== DATA SUPPLIED ==
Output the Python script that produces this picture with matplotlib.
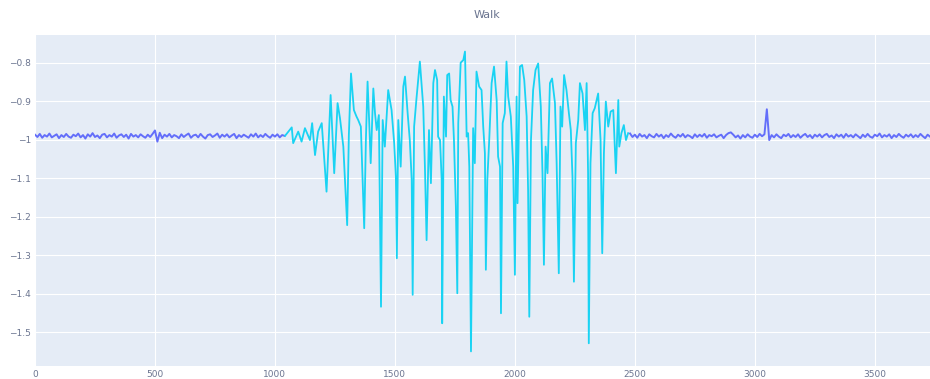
import numpy as np
import matplotlib.pyplot as plt

# resting part before the walk (one reading every 10 samples)
rest1_x = np.arange(0, 1050, 10)
rest1_y = [
    -0.987, -0.993, -0.985, -0.995, -0.988, -0.992, -0.984, -0.994, -0.990, -0.986,
    -0.996, -0.988, -0.993, -0.985, -0.992, -0.995, -0.987, -0.991, -0.984, -0.994,
    -0.988, -0.997, -0.986, -0.992, -0.983, -0.993, -0.989, -0.996, -0.987, -0.985,
    -0.994, -0.988, -0.992, -0.984, -0.995, -0.989, -0.986, -0.993, -0.987, -0.997,
    -0.985, -0.992, -0.988, -0.994, -0.986, -0.991, -0.995, -0.987, -0.993, -0.985,
    -0.976, -1.005, -0.982, -0.996, -0.987, -0.992, -0.985, -0.994, -0.988, -0.991,
    -0.996, -0.986, -0.993, -0.988, -0.984, -0.995, -0.989, -0.987, -0.994, -0.985,
    -0.992, -0.997, -0.988, -0.986, -0.993, -0.989, -0.984, -0.995, -0.987, -0.992,
    -0.986, -0.994, -0.989, -0.985, -0.996, -0.988, -0.993, -0.987, -0.991, -0.995,
    -0.986, -0.992, -0.984, -0.994, -0.988, -0.993, -0.985, -0.991, -0.995, -0.987,
    -0.992, -0.986, -0.994, -0.988, -0.990,
]

# walking part
walk_x = [
    1042, 1070, 1076, 1097, 1111, 1125, 1146, 1155, 1167, 1180, 1195, 1215,
    1232, 1247, 1261, 1271, 1285, 1301, 1308, 1317, 1329, 1340, 1347, 1358,
    1364, 1372, 1379, 1386, 1393, 1399, 1410, 1417, 1424, 1433, 1442, 1449,
    1458, 1472, 1486, 1497, 1504, 1508, 1514, 1524, 1535, 1542, 1553, 1562,
    1570, 1574, 1580, 1590, 1604, 1618, 1625, 1632, 1642, 1650, 1660, 1667,
    1676, 1680, 1688, 1695, 1697, 1704, 1713, 1718, 1726, 1732, 1740, 1746,
    1754, 1760, 1764, 1774, 1785, 1792, 1799, 1805, 1810, 1817, 1826, 1833,
    1840, 1851, 1861, 1868, 1875, 1879, 1885, 1893, 1903, 1913, 1924, 1930,
    1938, 1942, 1949, 1958, 1965, 1972, 1983, 1993, 2000, 2007, 2011, 2021,
    2030, 2039, 2049, 2055, 2060, 2067, 2076, 2086, 2097, 2108, 2115, 2121,
    2128, 2136, 2146, 2155, 2167, 2174, 2183, 2190, 2197, 2205, 2215, 2225,
    2233, 2240, 2246, 2254, 2264, 2271, 2282, 2292, 2299, 2305, 2308, 2315,
    2324, 2333, 2347, 2357, 2364, 2371, 2379, 2389, 2399, 2410, 2421, 2431,
    2435, 2444, 2454, 2463, 2472,
]
walk_y = [
    -0.990, -0.968, -1.009, -0.979, -1.005, -0.970, -1.001, -0.957, -1.040, -0.979, -0.957, -1.135,
    -0.884, -1.087, -0.905, -0.944, -1.018, -1.222, -0.988, -0.828, -0.923, -0.940, -0.949, -0.966,
    -1.079, -1.230, -1.001, -0.849, -0.957, -1.061, -0.867, -0.931, -0.975, -0.936, -1.434, -0.949,
    -1.018, -0.871, -0.923, -1.009, -1.096, -1.308, -0.949, -1.070, -0.862, -0.836, -0.931, -1.001,
    -1.105, -1.403, -0.966, -0.892, -0.797, -0.914, -1.070, -1.261, -0.975, -1.113, -0.853, -0.819,
    -0.845, -0.992, -1.001, -1.105, -1.477, -0.888, -0.992, -0.832, -0.828, -0.897, -0.914, -1.000,
    -1.174, -1.399, -0.957, -0.800, -0.793, -0.771, -0.992, -0.983, -1.070, -1.550, -0.970, -1.061,
    -0.823, -0.862, -0.871, -0.966, -1.035, -1.338, -1.105, -1.001, -0.853, -0.810, -0.897, -1.044,
    -1.070, -1.451, -0.957, -0.931, -0.797, -0.888, -0.940, -1.070, -1.351, -0.888, -1.165, -0.810,
    -0.806, -0.845, -0.940, -1.131, -1.460, -1.001, -0.871, -0.819, -0.802, -0.914, -1.087, -1.325,
    -1.018, -1.087, -0.853, -0.841, -0.905, -1.061, -1.347, -0.914, -0.966, -0.832, -0.871, -0.931,
    -0.975, -1.096, -1.369, -1.009, -0.949, -0.853, -0.880, -0.975, -0.853, -1.087, -1.529, -1.061,
    -0.931, -0.918, -0.880, -1.001, -1.295, -1.035, -0.901, -0.966, -0.927, -0.923, -1.087, -0.897,
    -1.018, -0.983, -0.962, -1.001, -0.983,
]

# resting part after the walk
rest2_x = np.arange(2480, 3740, 10)
rest2_y = [
    -0.984, -0.993, -0.987, -0.995, -0.985, -0.992, -0.988, -0.996, -0.986, -0.991,
    -0.994, -0.985, -0.992, -0.987, -0.996, -0.988, -0.993, -0.984, -0.991, -0.995,
    -0.987, -0.992, -0.985, -0.994, -0.988, -0.991, -0.996, -0.986, -0.993, -0.987,
    -0.992, -0.985, -0.995, -0.988, -0.991, -0.986, -0.994, -0.990, -0.987, -0.996,
    -0.988, -0.983, -0.981, -0.987, -0.994, -0.989, -0.997, -0.988, -0.994, -0.986,
    -0.992, -0.995, -0.987, -0.993, -0.985, -0.991, -0.986, -0.921, -1.001, -0.988,
    -0.994, -0.986, -0.992, -0.996, -0.987, -0.991, -0.985, -0.994, -0.988, -0.993,
    -0.986, -0.995, -0.989, -0.985, -0.993, -0.988, -0.996, -0.987, -0.992, -0.986,
    -0.994, -0.988, -0.985, -0.993, -0.989, -0.996, -0.986, -0.992, -0.987, -0.995,
    -0.985, -0.992, -0.988, -0.994, -0.986, -0.991, -0.996, -0.987, -0.993, -0.985,
    -0.992, -0.995, -0.987, -0.991, -0.984, -0.994, -0.988, -0.992, -0.986, -0.996,
    -0.988, -0.993, -0.985, -0.991, -0.995, -0.987, -0.992, -0.986, -0.994, -0.988,
    -0.993, -0.985, -0.991, -0.996, -0.987, -0.992,
]

xticks = [0, 500, 1000, 1500, 2000, 2500, 3000, 3500]
yticks = [-1.5, -1.4, -1.3, -1.2, -1.1, -1.0, -0.9, -0.8]
ylabels = ['\u22121.5', '\u22121.4', '\u22121.3', '\u22121.2', '\u22121.1', '\u22121', '\u22120.9', '\u22120.8']

txt = '#6b7590'

fig = plt.figure(figsize=(9.3, 3.79), dpi=100)
ax = fig.add_axes([35 / 930, 13 / 379, 895 / 930, 331 / 379])
ax.set_facecolor('#E5ECF6')

ax.plot(rest1_x, rest1_y, color='#636EFA', lw=1.4)
ax.plot(rest2_x, rest2_y, color='#636EFA', lw=1.4)
ax.plot(walk_x, walk_y, color='#19D3F3', lw=1.3)

ax.set_xlim(0, 3730)
ax.set_ylim(-1.588, -0.728)
ax.set_xticks(xticks)
ax.set_xticklabels([str(t) for t in xticks])
ax.set_yticks(yticks)
ax.set_yticklabels(ylabels)
ax.grid(True, color='white', lw=0.8)
ax.set_axisbelow(True)
for s in ax.spines.values():
    s.set_visible(False)
ax.tick_params(length=0, labelsize=6.5, colors=txt, pad=3)

fig.text(487 / 930, 1 - 15 / 379, 'Walk', ha='center', va='center', fontsize=8, color=txt)

fig.savefig('out.png', dpi=100)
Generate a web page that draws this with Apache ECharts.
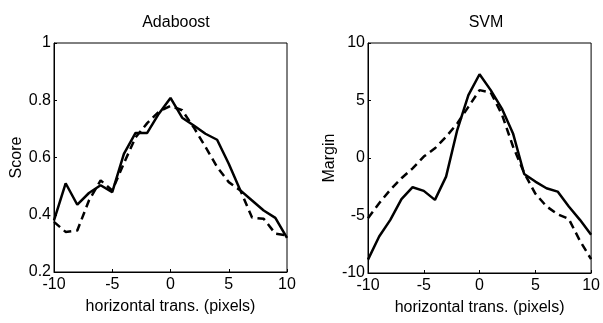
<!DOCTYPE html>
<html>
<head>
<meta charset="utf-8">
<script src="https://cdn.jsdelivr.net/npm/echarts@6/dist/echarts.min.js"></script>
<style>
  html, body { margin: 0; padding: 0; background: #fff; }
  #chart { width: 603px; height: 323px; }
</style>
</head>
<body>
<div id="chart"></div>
<script>
// horizontal translation in pixels
const shifts = [-10, -9, -8, -7, -6, -5, -4, -3, -2, -1, 0, 1, 2, 3, 4, 5, 6, 7, 8, 9, 10];

// Adaboost score
const adaSolid = [0.38, 0.51, 0.435, 0.476, 0.503, 0.479, 0.613, 0.686, 0.686, 0.753, 0.808,
  0.739, 0.712, 0.683, 0.662, 0.578, 0.485, 0.45, 0.415, 0.389, 0.319];
const adaDashed = [0.375, 0.34, 0.345, 0.45, 0.52, 0.485, 0.58, 0.67, 0.72, 0.76, 0.78,
  0.765, 0.705, 0.637, 0.567, 0.514, 0.485, 0.39, 0.386, 0.334, 0.328];

// SVM margin
const svmSolid = [-8.84, -6.82, -5.38, -3.58, -2.54, -2.86, -3.64, -1.62, 2.43, 5.46, 7.28,
  5.9, 4.3, 2.14, -1.39, -2.05, -2.63, -2.92, -4.22, -5.38, -6.68];
const svmDashed = [-5.23, -3.93, -2.77, -1.76, -0.9, 0.12, 0.84, 1.85, 3.0, 4.45, 5.9,
  5.7, 3.8, 1.0, -1.3, -3.1, -4.2, -4.9, -5.3, -7.2, -8.8];

const font = "'Liberation Sans', Arial, sans-serif";

const chart = echarts.init(document.getElementById("chart"));

function pairs(ys) {
  return shifts.map((x, i) => [x, ys[i]]);
}

function xAxisFor(idx) {
  return {
    type: "value",
    gridIndex: idx,
    min: -10,
    max: 10,
    interval: 5,
    name: "horizontal trans. (pixels)",
    nameLocation: "middle",
    nameGap: 27,
    nameTextStyle: { color: "#000", fontSize: 16, fontFamily: font },
    axisLine: { show: true, onZero: false, lineStyle: { color: "#000", width: 1 } },
    axisTick: { show: true, inside: true, length: 3, lineStyle: { color: "#000" } },
    axisLabel: { color: "#000", fontSize: 16, fontFamily: font, margin: 5 },
    splitLine: { show: false }
  };
}

function yAxisFor(idx, name, min, max, interval, fmt, gap) {
  return {
    type: "value",
    gridIndex: idx,
    min: min,
    max: max,
    interval: interval,
    name: name,
    nameLocation: "middle",
    nameGap: gap,
    nameTextStyle: { color: "#000", fontSize: 16, fontFamily: font },
    axisLine: { show: true, onZero: false, lineStyle: { color: "#000", width: 1 } },
    axisTick: { show: true, inside: true, length: 3, lineStyle: { color: "#000" } },
    axisLabel: { color: "#000", fontSize: 16, fontFamily: font, margin: 3, formatter: fmt },
    splitLine: { show: false }
  };
}

function line(idx, ys, dashed) {
  return {
    type: "line",
    xAxisIndex: idx,
    yAxisIndex: idx,
    data: pairs(ys),
    symbol: "none",
    silent: true,
    lineStyle: { color: "#000", width: 2.5, type: dashed ? [8, 5] : "solid" }
  };
}

const option = {
  animation: false,
  backgroundColor: "#fff",
  title: [
    { text: "Adaboost", left: 171, top: 10, textAlign: "center",
      textStyle: { color: "#000", fontSize: 16, fontWeight: "normal", fontFamily: font } },
    { text: "SVM", left: 481, top: 10, textAlign: "center",
      textStyle: { color: "#000", fontSize: 16, fontWeight: "normal", fontFamily: font } }
  ],
  grid: [
    { left: 54, top: 43, width: 233, height: 229, show: true, borderColor: "#000", borderWidth: 1 },
    { left: 368, top: 43, width: 227, height: 230, show: true, borderColor: "#000", borderWidth: 1 }
  ],
  xAxis: [xAxisFor(0), xAxisFor(1)],
  yAxis: [
    yAxisFor(0, "Score", 0.2, 1, 0.2, v => (v === 1 ? "1" : v.toFixed(1)), 26),
    yAxisFor(1, "Margin", -10, 10, 5, v => String(v), 30)
  ],
  series: [
    line(0, adaSolid, false),
    line(0, adaDashed, true),
    line(1, svmSolid, false),
    line(1, svmDashed, true)
  ]
};

chart.setOption(option);
</script>
</body>
</html>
===
◆ WHAT YOU SHOULD DO: Write out word for word the lines above that run from the one with "Generate a web" to the one with "5.7, 3.8, 1.0, -1.3, -3.1, -4.2, -4.9, -5.3, -7.2, -8.8];". Include both end lines; exclude the images.

◆ EXERCISE RESULT:
Generate a web page that draws this with Apache ECharts.
<!DOCTYPE html>
<html>
<head>
<meta charset="utf-8">
<script src="https://cdn.jsdelivr.net/npm/echarts@6/dist/echarts.min.js"></script>
<style>
  html, body { margin: 0; padding: 0; background: #fff; }
  #chart { width: 603px; height: 323px; }
</style>
</head>
<body>
<div id="chart"></div>
<script>
// horizontal translation in pixels
const shifts = [-10, -9, -8, -7, -6, -5, -4, -3, -2, -1, 0, 1, 2, 3, 4, 5, 6, 7, 8, 9, 10];

// Adaboost score
const adaSolid = [0.38, 0.51, 0.435, 0.476, 0.503, 0.479, 0.613, 0.686, 0.686, 0.753, 0.808,
  0.739, 0.712, 0.683, 0.662, 0.578, 0.485, 0.45, 0.415, 0.389, 0.319];
const adaDashed = [0.375, 0.34, 0.345, 0.45, 0.52, 0.485, 0.58, 0.67, 0.72, 0.76, 0.78,
  0.765, 0.705, 0.637, 0.567, 0.514, 0.485, 0.39, 0.386, 0.334, 0.328];

// SVM margin
const svmSolid = [-8.84, -6.82, -5.38, -3.58, -2.54, -2.86, -3.64, -1.62, 2.43, 5.46, 7.28,
  5.9, 4.3, 2.14, -1.39, -2.05, -2.63, -2.92, -4.22, -5.38, -6.68];
const svmDashed = [-5.23, -3.93, -2.77, -1.76, -0.9, 0.12, 0.84, 1.85, 3.0, 4.45, 5.9,
  5.7, 3.8, 1.0, -1.3, -3.1, -4.2, -4.9, -5.3, -7.2, -8.8];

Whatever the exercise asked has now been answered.